Charles began a solo project in 2012, and released her first solo record, a 2015 self-titled EP on Burger Records.

According to Billboard, Charles is a genre-blending artist in the style of Lana Del Rey and Jenny Lewis, with "subdued vocals and more uptempo, playful production".
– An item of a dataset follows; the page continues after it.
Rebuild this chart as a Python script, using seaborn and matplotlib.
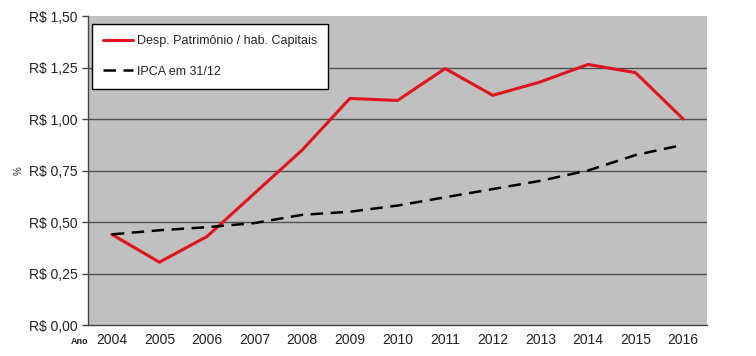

Kanine Records released her full-length debut album, titled Sleepless Dreamer, in 2018.

==Personal life==
Charles is the daughter of Larry Charles.
She is a frequent collaborator with Los Angeles fashion designer Philip Seastrom.

==Discography==
Studio albums
- Sleepless Dreamer (2018)
- Magic Mirror (2021)
- Desert Queen (2025)

Singles and EPs
- Pearl Charles (2015)
- "Night Tides" (2017)
- "Sleepless Dreamer" (2018)
- "All the Boys" (2018)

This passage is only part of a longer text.